As the New Year approaches and we’re all scrambling for a good resolution, why not review your website to ensure you’re using a consistent brand voice?

The content on your website has a personality, whether you want it to or not. This personality derives from your word choice, sentence length — and yes, even punctuation. When you make mindful, strategic decisions about these elements, they reinforce your brand’s personality and presence across all platforms. When you don’t, you run the risk of diluting your brand, confusing your customers and blending into the crowd. Collectively, these elements are known as your brand voice.

Brand voice is the way your brand speaks. Voice is often strongly informed by your company values, history, location and customer base.

While your voice shouldn’t change dramatically, your tone might shift depending on who you’re talking to or where you’re addressing them. For example, the tone on your website might change between pages where you address pre-and post-sale customers.

Here are four steps to creating a consistent brand voice:

Audit Your Existing Copy

Read.

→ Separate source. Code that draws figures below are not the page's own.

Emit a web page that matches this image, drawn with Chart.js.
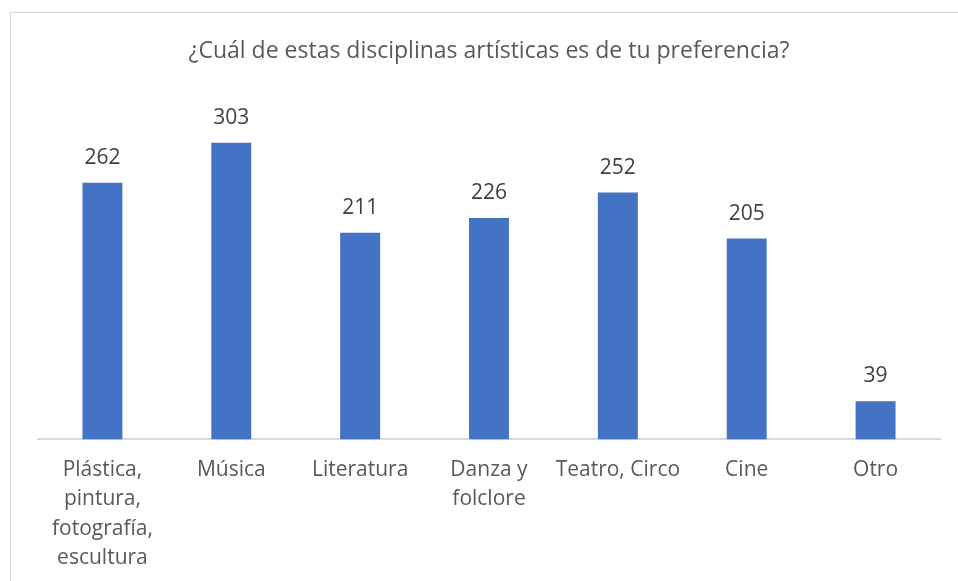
<!DOCTYPE html>
<html>
<head>
<meta charset="utf-8">
<script src="https://cdn.jsdelivr.net/npm/chart.js@4"></script>
<style>
  html, body { margin: 0; padding: 0; background: #fff; }
  #wrap { position: relative; width: 958px; height: 581px; overflow: hidden; }
  #frame { position: absolute; left: 10px; top: 12px; width: 960px; height: 600px;
           border: 1px solid #D9D9D9; box-sizing: border-box; }
  #box { position: absolute; left: 0; top: 0; width: 958px; height: 581px; }
</style>
</head>
<body>
<div id="wrap">
  <div id="frame"></div>
  <div id="box"><canvas id="myChart"></canvas></div>
</div>
<script>
const titulo = "¿Cuál de estas disciplinas artísticas es de tu preferencia?";
const categorias = [
  ["Plástica,", "pintura,", "fotografía,", "escultura"],
  "Música",
  "Literatura",
  ["Danza y", "folclore"],
  "Teatro, Circo",
  "Cine",
  "Otro"
];
const respuestas = [262, 303, 211, 226, 252, 205, 39];

const fuente = "'Open Sans', 'Noto Sans', sans-serif";

// etiquetas de valor encima de cada barra
const etiquetas = {
  id: 'etiquetas',
  afterDatasetsDraw(chart) {
    const c = chart.ctx;
    const meta = chart.getDatasetMeta(0);
    c.save();
    c.font = "21px " + fuente;
    c.fillStyle = "#404040";
    c.textAlign = "center";
    c.textBaseline = "middle";
    meta.data.forEach((bar, i) => {
      c.fillText(respuestas[i], bar.x, bar.y - 25);
    });
    c.restore();
  }
};

const ctx = document.getElementById('myChart');
new Chart(ctx, {
  type: 'bar',
  data: {
    labels: categorias,
    datasets: [{
      data: respuestas,
      backgroundColor: '#4472C4',
      barPercentage: 0.31,
      categoryPercentage: 1
    }]
  },
  options: {
    responsive: true,
    maintainAspectRatio: false,
    animation: false,
    layout: { padding: { left: 38, right: 18, top: 0, bottom: 0 } },
    plugins: {
      legend: { display: false },
      tooltip: { enabled: false },
      title: {
        display: true,
        text: titulo,
        color: '#595959',
        font: { family: fuente, size: 23, weight: 'normal' },
        padding: { top: 38, bottom: 31 }
      }
    },
    scales: {
      x: {
        grid: { display: false },
        border: { color: '#D9D9D9', width: 2 },
        ticks: {
          color: '#595959',
          font: { family: fuente, size: 21, lineHeight: 1.4 },
          maxRotation: 0,
          autoSkip: false,
          padding: 8
        }
      },
      y: {
        display: false,
        min: 0,
        max: 350
      }
    }
  },
  plugins: [etiquetas]
});
</script>
</body>
</html>
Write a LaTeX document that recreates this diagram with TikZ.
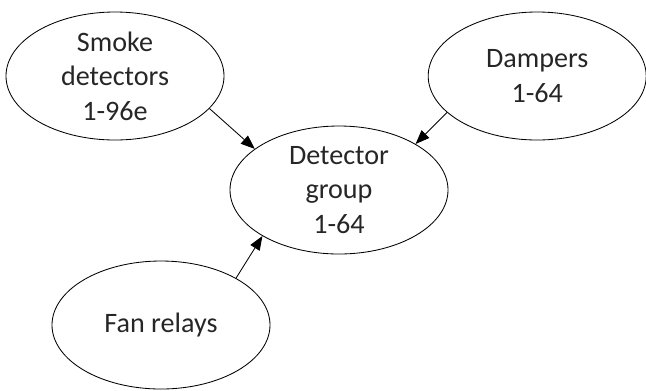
\documentclass[tikz,border=0pt]{standalone}
\usepackage{fontspec}
\setmainfont{Carlito}
\usetikzlibrary{shapes.geometric,arrows.meta}

\begin{document}
\begin{tikzpicture}[
nd/.style = {draw,ellipse,line width=0.6pt,inner sep=0pt,minimum width=5.45cm,minimum height=3.2cm,
  align=center,text=black!85,font=\fontsize{20}{24.5}\selectfont},
edge/.style = {line width=0.6pt,-{Triangle[length=0.35cm,width=0.27cm]}}
]
  \useasboundingbox (0,0) rectangle (16.15,-9.75);

  \node[nd] (smoke) at (2.875,-1.9) {Smoke\\detectors\\1-96e};
  \node[nd] (damp) at (13.43,-1.9) {Dampers\\1-64};
  \node[nd] (grp) at (8.475,-4.75) {Detector\\group\\1-64};
  \node[nd] (fan) at (4.025,-8.125) {Fan relays};

  \draw[edge] (smoke.-19) -- (grp.154);
  \draw[edge] (damp.-158) -- (grp.31);
  \draw[edge] (fan.32) -- (grp.-149);
\end{tikzpicture}
\end{document}
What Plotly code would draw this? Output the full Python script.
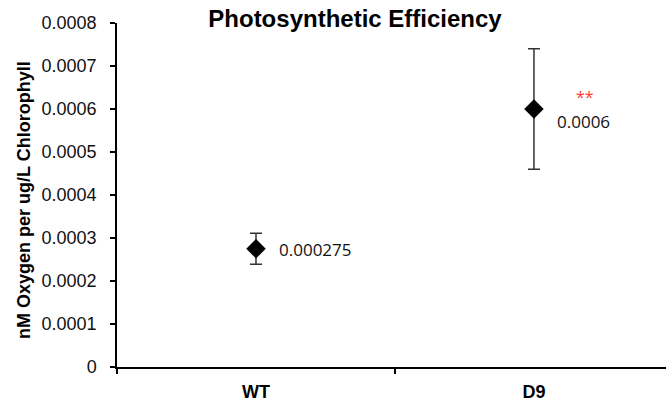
import plotly.graph_objects as go

categories = ["WT", "D9"]
values = [0.000275, 0.0006]
errors = [0.000036, 0.00014]
value_labels = ["0.000275", "0.0006"]
y_tickvals = [0, 0.0001, 0.0002, 0.0003, 0.0004, 0.0005, 0.0006, 0.0007, 0.0008]
y_ticktext = ["0", "0.0001", "0.0002", "0.0003", "0.0004", "0.0005", "0.0006", "0.0007", "0.0008"]

fig = go.Figure()

fig.add_trace(go.Scatter(
    x=categories, y=values, mode="markers",
    marker=dict(symbol="diamond", size=15, color="black"),
    error_y=dict(type="data", array=errors, visible=True,
                 color="#333333", thickness=1.5, width=6),
    showlegend=False))

font_main = "Liberation Sans, Arial, sans-serif"

fig.update_layout(
    width=666, height=406,
    margin=dict(l=117, r=0, t=23, b=39),
    paper_bgcolor="white", plot_bgcolor="white",
    title=dict(text="<b>Photosynthetic Efficiency</b>", x=355/666, xanchor="center",
               xref="container", yref="container", y=1 - 19/406, yanchor="middle",
               font=dict(family=font_main, size=24, color="black")),
    xaxis=dict(type="category", categoryorder="array", categoryarray=categories,
               range=[-0.5, 1.475], showline=True, linecolor="black", linewidth=2,
               ticks="outside", ticklen=5, tickwidth=1.5, tickcolor="black",
               tickson="boundaries", showgrid=False, zeroline=False,
               tickfont=dict(family=font_main, size=18, color="black"),
               tickprefix="<b>", ticksuffix="</b>",
               ticklabelstandoff=7, fixedrange=True),
    yaxis=dict(range=[0, 0.0008], tickvals=y_tickvals, ticktext=y_ticktext,
               showline=True, linecolor="black", linewidth=1.5,
               ticks="outside", ticklen=5, tickwidth=1.5, tickcolor="black",
               showgrid=False, zeroline=False, ticklabelstandoff=10,
               tickfont=dict(family=font_main, size=18, color="#111111")),
)

fig.add_annotation(text="<b>nM Oxygen per ug/L Chlorophyll</b>", textangle=-90,
                   xref="paper", yref="paper", x=0, y=(367-200)/344,
                   xanchor="center", yanchor="middle", xshift=-93, showarrow=False,
                   font=dict(family=font_main, size=18, color="black"))

label_shifts = [(21, -1), (21, -12)]
for cat, val, lab, (dx, dy) in zip(categories, values, value_labels, label_shifts):
    fig.add_annotation(text=lab, xref="x", yref="y", x=cat, y=val,
                       xanchor="left", yanchor="middle", xshift=dx, yshift=dy,
                       showarrow=False,
                       font=dict(family="Open Sans, sans-serif", size=17, color="#111111"))

fig.add_annotation(text="**", xref="x", yref="y", x=categories[1], y=values[1],
                   xanchor="left", yanchor="middle", xshift=40, yshift=12,
                   showarrow=False,
                   font=dict(family="Open Sans, sans-serif", size=16, color="#ff3b2f"))

fig.write_html("out.html")
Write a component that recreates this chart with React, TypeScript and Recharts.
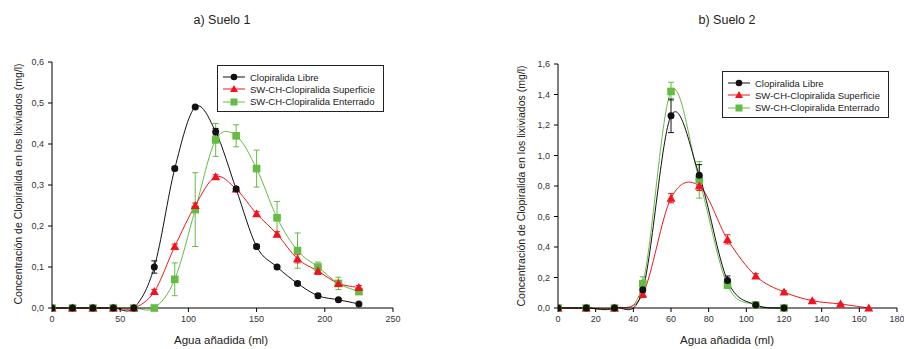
import React from "react";
import { LineChart, Line, XAxis, YAxis, ErrorBar } from "recharts";

// Suelo 1
const S1_X = [0, 15, 30, 45, 60, 75, 90, 105, 120, 135, 150, 165, 180, 195, 210, 225];
const S1_LIBRE = [0, 0, 0, 0, 0, 0.1, 0.34, 0.49, 0.43, 0.29, 0.15, 0.1, 0.06, 0.03, 0.02, 0.01];
const S1_LIBRE_ERR = [0, 0, 0, 0, 0, 0.015, 0.005, 0.003, 0.008, 0.005, 0.005, 0.004, 0.004, 0.005, 0.003, 0.002];
const S1_SUPERF = [0, 0, 0, 0, 0, 0.04, 0.15, 0.25, 0.32, 0.29, 0.23, 0.18, 0.12, 0.09, 0.06, 0.05];
const S1_SUPERF_ERR = [0, 0, 0, 0, 0, 0.005, 0.006, 0.006, 0.005, 0.005, 0.005, 0.006, 0.01, 0.008, 0.005, 0.005];
const S1_ENTERR = [0, 0, 0, 0, 0, 0, 0.07, 0.24, 0.41, 0.42, 0.34, 0.22, 0.14, 0.1, 0.06, 0.04];
const S1_ENTERR_ERR = [0, 0, 0, 0, 0, 0, 0.04, 0.09, 0.04, 0.027, 0.045, 0.04, 0.043, 0.012, 0.015, 0.005];
const S1_XTICKS = [0, 50, 100, 150, 200, 250];
const S1_YTICKS = [0, 0.1, 0.2, 0.3, 0.4, 0.5, 0.6];

// Suelo 2
const S2_X = [0, 15, 30, 45, 60, 75, 90, 105, 120];
const S2_X_SUPERF = [0, 15, 30, 45, 60, 75, 90, 105, 120, 135, 150, 165];
const S2_LIBRE = [0, 0, 0, 0.12, 1.26, 0.87, 0.18, 0.02, 0];
const S2_LIBRE_ERR = [0, 0, 0, 0.02, 0.11, 0.07, 0.03, 0.005, 0];
const S2_SUPERF = [0, 0, 0, 0.09, 0.72, 0.8, 0.45, 0.21, 0.105, 0.048, 0.026, 0];
const S2_SUPERF_ERR = [0, 0, 0, 0.02, 0.03, 0.03, 0.03, 0.015, 0.008, 0.005, 0.005, 0];
const S2_ENTERR = [0, 0, 0, 0.16, 1.42, 0.84, 0.15, 0.02, 0];
const S2_ENTERR_ERR = [0, 0, 0, 0.045, 0.06, 0.12, 0.02, 0.005, 0];
const S2_XTICKS = [0, 20, 40, 60, 80, 100, 120, 140, 160, 180];
const S2_YTICKS = [0, 0.2, 0.4, 0.6, 0.8, 1.0, 1.2, 1.4, 1.6];

const SERIES_NAMES = ["Clopiralida Libre", "SW-CH-Clopiralida Superficie", "SW-CH-Clopiralida Enterrado"];

const BLACK = "#111111";
const RED = "#f0141e";
const GREEN = "#66bb44";
const FONT = "'Liberation Sans', Arial, sans-serif";

const rows = (xs: number[], ys: number[], errs: number[]) =>
  xs.map((x, i) => ({ x, y: ys[i], err: errs[i] }));

const comma = (v: number) => v.toFixed(1).replace(".", ",");

// Catmull-Rom style spline through the points (softer than "natural")
function splineCurve(context: any) {
  let pts: number[][] = [];
  return {
    areaStart() {},
    areaEnd() {},
    lineStart() {
      pts = [];
    },
    point(x: number, y: number) {
      pts.push([+x, +y]);
    },
    lineEnd() {
      const n = pts.length;
      if (!n) return;
      context.moveTo(pts[0][0], pts[0][1]);
      for (let i = 0; i < n - 1; i++) {
        const p0 = pts[Math.max(i - 1, 0)];
        const p1 = pts[i];
        const p2 = pts[i + 1];
        const p3 = pts[Math.min(i + 2, n - 1)];
        context.bezierCurveTo(
          p1[0] + (p2[0] - p0[0]) / 6,
          p1[1] + (p2[1] - p0[1]) / 6,
          p2[0] - (p3[0] - p1[0]) / 6,
          p2[1] - (p3[1] - p1[1]) / 6,
          p2[0],
          p2[1]
        );
      }
    },
  };
}

const Circle = (p: any) => <circle key={p.index} cx={p.cx} cy={p.cy} r={3.5} fill={BLACK} />;
const Tri = (p: any) => (
  <polygon
    key={p.index}
    points={`${p.cx},${p.cy - 4.5} ${p.cx - 4.5},${p.cy + 3.5} ${p.cx + 4.5},${p.cy + 3.5}`}
    fill={RED}
  />
);
const Sq = (p: any) => <rect key={p.index} x={p.cx - 3.8} y={p.cy - 3.8} width={7.6} height={7.6} fill={GREEN} />;

function LegendBox({ left, top }: { left: number; top: number }) {
  const colors = [BLACK, RED, GREEN];
  const marks = [
    <circle cx={11} cy={5} r={3.3} fill={BLACK} />,
    <polygon points="11,1 7,8 15,8" fill={RED} />,
    <rect x={7.5} y={1.5} width={7} height={7} fill={GREEN} />,
  ];
  return (
    <div
      style={{
        position: "absolute",
        left,
        top,
        width: 167,
        height: 47,
        border: "1px solid #222",
        boxSizing: "border-box",
        paddingTop: 5,
        paddingLeft: 5,
        fontFamily: FONT,
        fontSize: 9.5,
        color: "#222",
        background: "#fff",
      }}
    >
      {SERIES_NAMES.map((n, i) => (
        <div key={n} style={{ display: "flex", alignItems: "center", height: 12.3 }}>
          <svg width={22} height={10} style={{ marginRight: 5 }}>
            <line x1={0} y1={5} x2={22} y2={5} stroke={colors[i]} strokeWidth={1} />
            {marks[i]}
          </svg>
          <span>{n}</span>
        </div>
      ))}
    </div>
  );
}

interface PanelProps {
  width: number;
  margin: { top: number; right: number; bottom: number; left: number };
  xDomain: [number, number];
  yDomain: [number, number];
  xTicks: number[];
  yTicks: number[];
  libre: any[];
  superf: any[];
  enterr: any[];
}

function Panel(p: PanelProps) {
  const tick = { fill: "#333", fontSize: 9, fontFamily: FONT };
  return (
    <LineChart width={p.width} height={349} margin={p.margin}>
      <XAxis
        dataKey="x"
        type="number"
        domain={p.xDomain}
        ticks={p.xTicks}
        interval={0}
        tick={tick}
        tickSize={4}
        tickMargin={4}
        stroke="#000"
        height={20}
        allowDataOverflow
      />
      <XAxis xAxisId="top" orientation="top" type="number" domain={p.xDomain} tick={false} tickLine={false} height={0} stroke="#000" />
      <YAxis
        type="number"
        domain={p.yDomain}
        ticks={p.yTicks}
        interval={0}
        tick={tick}
        tickFormatter={comma}
        tickSize={4}
        tickMargin={4}
        stroke="#000"
        width={30}
      />
      <YAxis yAxisId="right" orientation="right" type="number" domain={p.yDomain} tick={false} tickLine={false} width={0} stroke="#000" />
      <Line data={p.enterr} dataKey="y" type={splineCurve as any} stroke={GREEN} strokeWidth={1} dot={Sq} isAnimationActive={false}>
        <ErrorBar dataKey="err" width={3} stroke={GREEN} strokeWidth={1} direction="y" />
      </Line>
      <Line data={p.superf} dataKey="y" type={splineCurve as any} stroke={RED} strokeWidth={1} dot={Tri} isAnimationActive={false}>
        <ErrorBar dataKey="err" width={3} stroke={RED} strokeWidth={1} direction="y" />
      </Line>
      <Line data={p.libre} dataKey="y" type={splineCurve as any} stroke={BLACK} strokeWidth={1} dot={Circle} isAnimationActive={false}>
        <ErrorBar dataKey="err" width={3} stroke={BLACK} strokeWidth={1} direction="y" />
      </Line>
    </LineChart>
  );
}

const text = (extra: React.CSSProperties): React.CSSProperties => ({
  position: "absolute",
  fontFamily: FONT,
  color: "#222",
  whiteSpace: "nowrap",
  lineHeight: 1,
  ...extra,
});

export default function App() {
  return (
    <div style={{ position: "absolute", left: 0, top: 0, width: 904, height: 349, background: "#fff", overflow: "hidden" }}>
      <div style={{ position: "absolute", left: 0, top: 0 }}>
        <Panel
          width={420}
          margin={{ top: 62, right: 27, bottom: 21, left: 22 }}
          xDomain={[0, 250]}
          yDomain={[0, 0.6]}
          xTicks={S1_XTICKS}
          yTicks={S1_YTICKS}
          libre={rows(S1_X, S1_LIBRE, S1_LIBRE_ERR)}
          superf={rows(S1_X, S1_SUPERF, S1_SUPERF_ERR)}
          enterr={rows(S1_X, S1_ENTERR, S1_ENTERR_ERR)}
        />
      </div>
      <div style={{ position: "absolute", left: 450, top: 0 }}>
        <Panel
          width={454}
          margin={{ top: 64, right: 7, bottom: 21, left: 78 }}
          xDomain={[0, 180]}
          yDomain={[0, 1.6]}
          xTicks={S2_XTICKS}
          yTicks={S2_YTICKS}
          libre={rows(S2_X, S2_LIBRE, S2_LIBRE_ERR)}
          superf={rows(S2_X_SUPERF, S2_SUPERF, S2_SUPERF_ERR)}
          enterr={rows(S2_X, S2_ENTERR, S2_ENTERR_ERR)}
        />
      </div>
      <LegendBox left={217} top={65} />
      <LegendBox left={722} top={71} />
      <div style={text({ left: 222, top: 20, fontSize: 12.5, transform: "translate(-50%, -50%)" })}>a) Suelo 1</div>
      <div style={text({ left: 727, top: 20, fontSize: 12.5, transform: "translate(-50%, -50%)" })}>b) Suelo 2</div>
      <div style={text({ left: 221, top: 341, fontSize: 11.5, transform: "translate(-50%, -50%)" })}>Agua añadida (ml)</div>
      <div style={text({ left: 727, top: 341, fontSize: 11.5, transform: "translate(-50%, -50%)" })}>Agua añadida (ml)</div>
      <div style={text({ left: 18, top: 184, fontSize: 10.5, transform: "translate(-50%, -50%) rotate(-90deg)" })}>
        Concentración de Clopiralida en los lixiviados (mg/l)
      </div>
      <div style={text({ left: 521, top: 186, fontSize: 10.5, transform: "translate(-50%, -50%) rotate(-90deg)" })}>
        Concentración de Clopiralida en los lixiviados (mg/l)
      </div>
    </div>
  );
}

Everything. Note the formality or casualness of the language, the use of adjectives, calls to action and even repetitive usage of certain words and punctuation. Be as objective as possible. As a best practice, this information should be cataloged in a document or spreadsheet. This will help you identify both inconsistencies and patterns in the overall voice and tone.

Determine What Works & What Doesn’t

With the details in hand, now you can get subjective. What’s working? What’s not? What feels natural and true to your brand and what clunks or drags? Keep the goals of your content in mind and judge your language by how effectively it fulfills those goals while still sounding and feeling genuine.

Identify Adjectives Or Personality Traits

Now, take all that reviewing and analyzing, and select a few examples of copy that best exemplify the voice you’re going for — then identify three to five adjectives to describe what makes that work shine. Maybe it’s professional, trustworthy and flexible. Maybe it’s tongue-in-cheek, savvy and forward-thinking. If your brand has undergone a core values exercise, you may find some commonalities, but the results may surprise you. Keep an open mind.

Develop a Guide

Lastly, with the research done, the best-in-class samples collected, and some defining traits identified, you have everything you need to put together a solid brand voice guide. Be sure to include illustrative examples as you walk through what defines your unique voice, then apply those standards to your entire website.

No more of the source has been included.